Without the pictures, set down every line of the data exactly.

=== Recorded data ===

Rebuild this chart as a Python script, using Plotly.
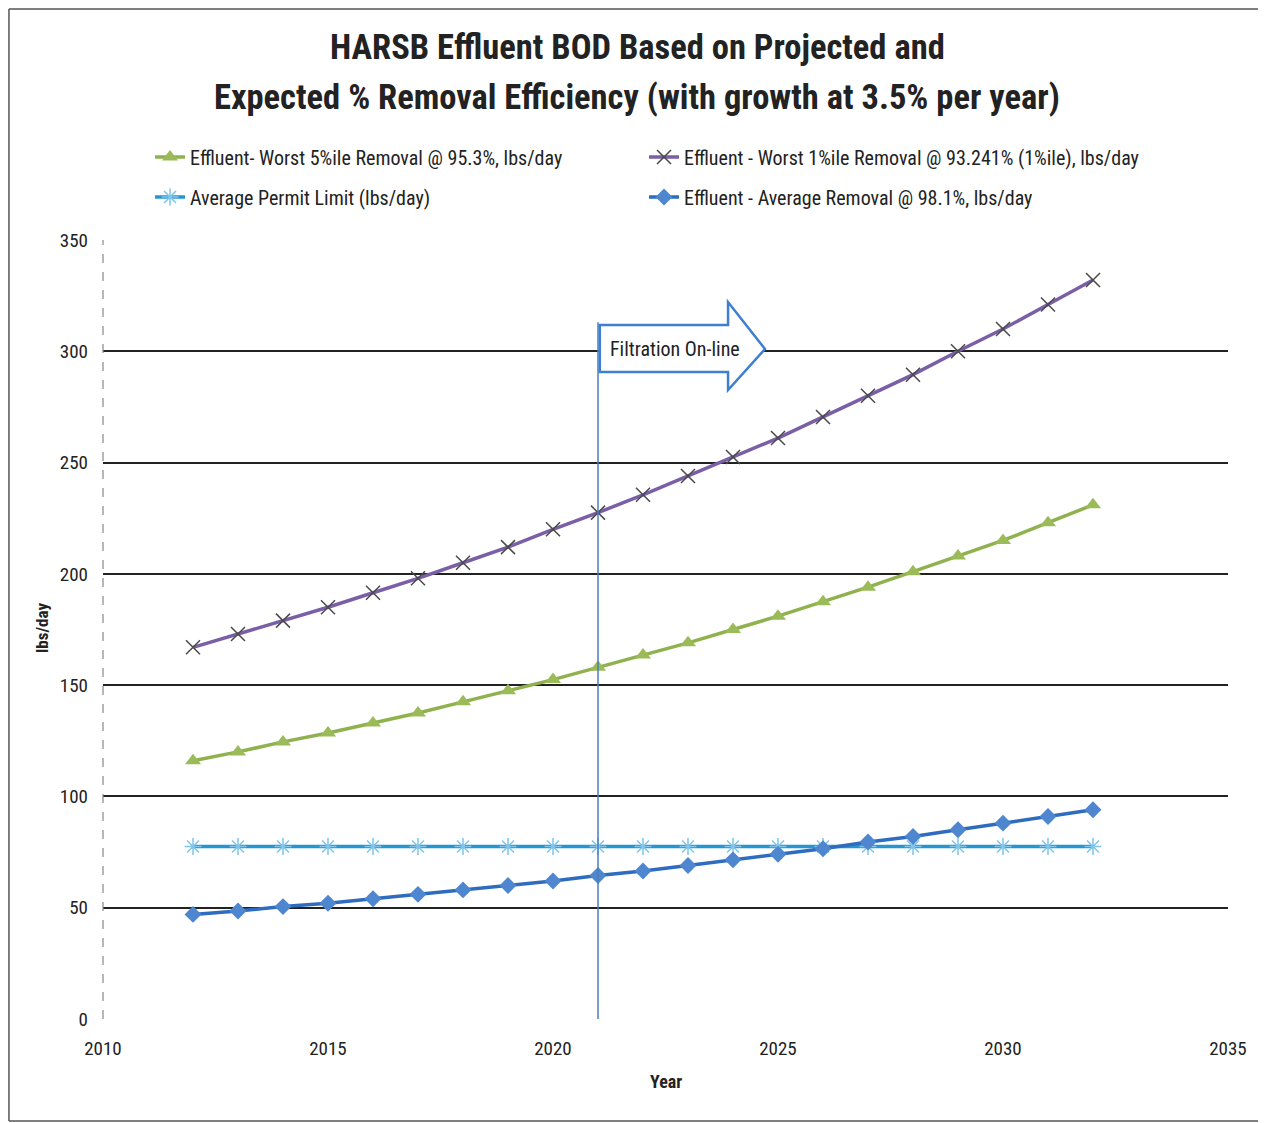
import plotly.graph_objects as go

years = list(range(2012, 2033))
worst5 = [116, 120, 124.5, 128.5, 133, 137.5, 142.5, 147.5, 152.5, 158, 163.5,
          169, 175, 181, 187.5, 194, 201, 208, 215, 223, 231]
worst1 = [167, 173, 179, 185, 191.5, 198, 205, 212, 220, 227.5, 235.5,
          244, 252.5, 261, 270.5, 280, 289.5, 300, 310, 321, 332]
permit = [77.5] * 21
avg = [47, 48.5, 50.5, 52, 54, 56, 58, 60, 62, 64.5, 66.5,
       69, 71.5, 74, 76.5, 79.5, 82, 85, 88, 91, 94]

names = ["Effluent- Worst 5%ile Removal @ 95.3%, lbs/day",
         "Effluent - Worst 1%ile Removal @ 93.241% (1%ile), lbs/day",
         "Average Permit Limit (lbs/day)",
         "Effluent - Average Removal @ 98.1%, lbs/day"]
title_lines = ["HARSB Effluent BOD Based on Projected and",
               "Expected % Removal Efficiency (with growth at 3.5% per year)"]
filtration_year = 2021

FONT = "Liberation Sans Narrow, Roboto Condensed, Arial Narrow, sans-serif"
TXT = "#222"

fig = go.Figure()
fig.add_trace(go.Scatter(x=years, y=worst5, name=names[0], mode="lines+markers",
                         line=dict(color="#8fb24f", width=3.5),
                         marker=dict(symbol="triangle-up", size=14, color="#9bbb59"),
                         legend="legend"))
fig.add_trace(go.Scatter(x=years, y=worst1, name=names[1], mode="lines+markers",
                         line=dict(color="#7a5fa6", width=3.5),
                         marker=dict(symbol="x-thin", size=14, line=dict(color="#4a4a4a", width=1.5)),
                         legend="legend2"))
fig.add_trace(go.Scatter(x=years, y=permit, name=names[2], mode="lines+markers",
                         line=dict(color="#2596d2", width=3.5),
                         marker=dict(symbol="asterisk", size=14, line=dict(color="#7fc4ea", width=1.5)),
                         legend="legend3"))
fig.add_trace(go.Scatter(x=years, y=avg, name=names[3], mode="lines+markers",
                         line=dict(color="#2e6cc0", width=3.5),
                         marker=dict(symbol="diamond", size=13, color="#4f86d0"),
                         legend="legend4"))

# vertical filtration line
fig.add_shape(type="line", x0=filtration_year, x1=filtration_year, y0=0, y1=313,
              xref="x", yref="y", line=dict(color="#4a7ebb", width=1.5))
# arrow
ax0, ax1, ax2 = 2021.04, 2023.89, 2024.71
path = (f"M {ax0},311.8 L {ax1},311.8 L {ax1},322.1 L {ax2},301.0 "
        f"L {ax1},282.6 L {ax1},290.7 L {ax0},290.7 Z")
fig.add_shape(type="path", path=path, xref="x", yref="y",
              fillcolor="white", line=dict(color="#3f7fd0", width=2.5))
fig.add_annotation(x=2022.71, y=301, xref="x", yref="y", text="Filtration On-line",
                   showarrow=False, font=dict(family=FONT, size=20, color=TXT))

# title lines
fig.add_annotation(x=0.4747, y=1.2478, xref="paper", yref="paper", text="<b>" + title_lines[0] + "</b>",
                   showarrow=False, xanchor="center", yanchor="middle",
                   font=dict(family=FONT, size=34.5, color=TXT))
fig.add_annotation(x=0.4747, y=1.1836, xref="paper", yref="paper", text="<b>" + title_lines[1] + "</b>",
                   showarrow=False, xanchor="center", yanchor="middle",
                   font=dict(family=FONT, size=34.5, color=TXT))
# axis titles
fig.add_annotation(x=-0.0542, y=0.502, xref="paper", yref="paper", text="<b>lbs/day</b>",
                   showarrow=False, textangle=-90, xanchor="center", yanchor="middle",
                   font=dict(family=FONT, size=17, color=TXT))
fig.add_annotation(x=0.5004, y=-0.0796, xref="paper", yref="paper", text="<b>Year</b>",
                   showarrow=False, xanchor="center", yanchor="middle",
                   font=dict(family=FONT, size=18, color=TXT))

# figure border (left, top, bottom)
for (x0, y0, x1, y1) in [(-0.0836, -0.1309, -0.0836, 1.2965),
                         (-0.0836, 1.2965, 1.034, 1.2965),
                         (-0.0836, -0.1309, 1.034, -0.1309)]:
    fig.add_shape(type="line", xref="paper", yref="paper", x0=x0, y0=y0, x1=x1, y1=y1,
                  line=dict(color="#555", width=1.5))

# dashed left axis line
fig.add_shape(type="line", xref="paper", yref="paper", x0=0, x1=0, y0=0, y1=1,
              line=dict(color="#888", width=1.2, dash="dash"))

leg_common = dict(orientation="h", xanchor="left", yanchor="middle",
                  font=dict(family=FONT, size=20, color=TXT), bgcolor="rgba(0,0,0,0)")
fig.update_layout(
    width=1258, height=1115,
    margin=dict(l=95, r=38, t=232, b=104, autoexpand=False),
    paper_bgcolor="white", plot_bgcolor="white",
    font=dict(family=FONT, color=TXT),
    legend=dict(x=0.0418, y=1.1065, **leg_common),
    legend2=dict(x=0.4809, y=1.1065, **leg_common),
    legend3=dict(x=0.0418, y=1.0552, **leg_common),
    legend4=dict(x=0.4809, y=1.0552, **leg_common),
    xaxis=dict(range=[2010, 2035], tickvals=[2010, 2015, 2020, 2025, 2030, 2035],
               showgrid=False, zeroline=False, showline=False,
               tickfont=dict(size=19, color=TXT), ticks="", ticklabelstandoff=16),
    yaxis=dict(range=[0, 350], tickvals=list(range(0, 351, 50)),
               showgrid=True, gridcolor="#222", gridwidth=1.5, zeroline=False,
               showline=False, tickfont=dict(size=19, color=TXT), ticks="",
               ticklabelstandoff=14),
    showlegend=True,
)

fig.write_html("out.html")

===

→ **Reply to the exercise**
Rebuild this chart as a Python script, using Plotly.
import plotly.graph_objects as go

years = list(range(2012, 2033))
worst5 = [116, 120, 124.5, 128.5, 133, 137.5, 142.5, 147.5, 152.5, 158, 163.5,
          169, 175, 181, 187.5, 194, 201, 208, 215, 223, 231]
worst1 = [167, 173, 179, 185, 191.5, 198, 205, 212, 220, 227.5, 235.5,
          244, 252.5, 261, 270.5, 280, 289.5, 300, 310, 321, 332]
permit = [77.5] * 21
avg = [47, 48.5, 50.5, 52, 54, 56, 58, 60, 62, 64.5, 66.5,
       69, 71.5, 74, 76.5, 79.5, 82, 85, 88, 91, 94]

names = ["Effluent- Worst 5%ile Removal @ 95.3%, lbs/day",
         "Effluent - Worst 1%ile Removal @ 93.241% (1%ile), lbs/day",
         "Average Permit Limit (lbs/day)",
         "Effluent - Average Removal @ 98.1%, lbs/day"]
title_lines = ["HARSB Effluent BOD Based on Projected and",
               "Expected % Removal Efficiency (with growth at 3.5% per year)"]
filtration_year = 2021

FONT = "Liberation Sans Narrow, Roboto Condensed, Arial Narrow, sans-serif"
TXT = "#222"

fig = go.Figure()
fig.add_trace(go.Scatter(x=years, y=worst5, name=names[0], mode="lines+markers",
                         line=dict(color="#8fb24f", width=3.5),
                         marker=dict(symbol="triangle-up", size=14, color="#9bbb59"),
                         legend="legend"))
fig.add_trace(go.Scatter(x=years, y=worst1, name=names[1], mode="lines+markers",
                         line=dict(color="#7a5fa6", width=3.5),
                         marker=dict(symbol="x-thin", size=14, line=dict(color="#4a4a4a", width=1.5)),
                         legend="legend2"))
fig.add_trace(go.Scatter(x=years, y=permit, name=names[2], mode="lines+markers",
                         line=dict(color="#2596d2", width=3.5),
                         marker=dict(symbol="asterisk", size=14, line=dict(color="#7fc4ea", width=1.5)),
                         legend="legend3"))
fig.add_trace(go.Scatter(x=years, y=avg, name=names[3], mode="lines+markers",
                         line=dict(color="#2e6cc0", width=3.5),
                         marker=dict(symbol="diamond", size=13, color="#4f86d0"),
                         legend="legend4"))

# vertical filtration line
fig.add_shape(type="line", x0=filtration_year, x1=filtration_year, y0=0, y1=313,
              xref="x", yref="y", line=dict(color="#4a7ebb", width=1.5))
# arrow
ax0, ax1, ax2 = 2021.04, 2023.89, 2024.71
path = (f"M {ax0},311.8 L {ax1},311.8 L {ax1},322.1 L {ax2},301.0 "
        f"L {ax1},282.6 L {ax1},290.7 L {ax0},290.7 Z")
fig.add_shape(type="path", path=path, xref="x", yref="y",
              fillcolor="white", line=dict(color="#3f7fd0", width=2.5))
fig.add_annotation(x=2022.71, y=301, xref="x", yref="y", text="Filtration On-line",
                   showarrow=False, font=dict(family=FONT, size=20, color=TXT))

# title lines
fig.add_annotation(x=0.4747, y=1.2478, xref="paper", yref="paper", text="<b>" + title_lines[0] + "</b>",
                   showarrow=False, xanchor="center", yanchor="middle",
                   font=dict(family=FONT, size=34.5, color=TXT))
fig.add_annotation(x=0.4747, y=1.1836, xref="paper", yref="paper", text="<b>" + title_lines[1] + "</b>",
                   showarrow=False, xanchor="center", yanchor="middle",
                   font=dict(family=FONT, size=34.5, color=TXT))
# axis titles
fig.add_annotation(x=-0.0542, y=0.502, xref="paper", yref="paper", text="<b>lbs/day</b>",
                   showarrow=False, textangle=-90, xanchor="center", yanchor="middle",
                   font=dict(family=FONT, size=17, color=TXT))
fig.add_annotation(x=0.5004, y=-0.0796, xref="paper", yref="paper", text="<b>Year</b>",
                   showarrow=False, xanchor="center", yanchor="middle",
                   font=dict(family=FONT, size=18, color=TXT))

# figure border (left, top, bottom)
for (x0, y0, x1, y1) in [(-0.0836, -0.1309, -0.0836, 1.2965),
                         (-0.0836, 1.2965, 1.034, 1.2965),
                         (-0.0836, -0.1309, 1.034, -0.1309)]:
    fig.add_shape(type="line", xref="paper", yref="paper", x0=x0, y0=y0, x1=x1, y1=y1,
                  line=dict(color="#555", width=1.5))

# dashed left axis line
fig.add_shape(type="line", xref="paper", yref="paper", x0=0, x1=0, y0=0, y1=1,
              line=dict(color="#888", width=1.2, dash="dash"))

leg_common = dict(orientation="h", xanchor="left", yanchor="middle",
                  font=dict(family=FONT, size=20, color=TXT), bgcolor="rgba(0,0,0,0)")
fig.update_layout(
    width=1258, height=1115,
    margin=dict(l=95, r=38, t=232, b=104, autoexpand=False),
    paper_bgcolor="white", plot_bgcolor="white",
    font=dict(family=FONT, color=TXT),
    legend=dict(x=0.0418, y=1.1065, **leg_common),
    legend2=dict(x=0.4809, y=1.1065, **leg_common),
    legend3=dict(x=0.0418, y=1.0552, **leg_common),
    legend4=dict(x=0.4809, y=1.0552, **leg_common),
    xaxis=dict(range=[2010, 2035], tickvals=[2010, 2015, 2020, 2025, 2030, 2035],
               showgrid=False, zeroline=False, showline=False,
               tickfont=dict(size=19, color=TXT), ticks="", ticklabelstandoff=16),
    yaxis=dict(range=[0, 350], tickvals=list(range(0, 351, 50)),
               showgrid=True, gridcolor="#222", gridwidth=1.5, zeroline=False,
               showline=False, tickfont=dict(size=19, color=TXT), ticks="",
               ticklabelstandoff=14),
    showlegend=True,
)

fig.write_html("out.html")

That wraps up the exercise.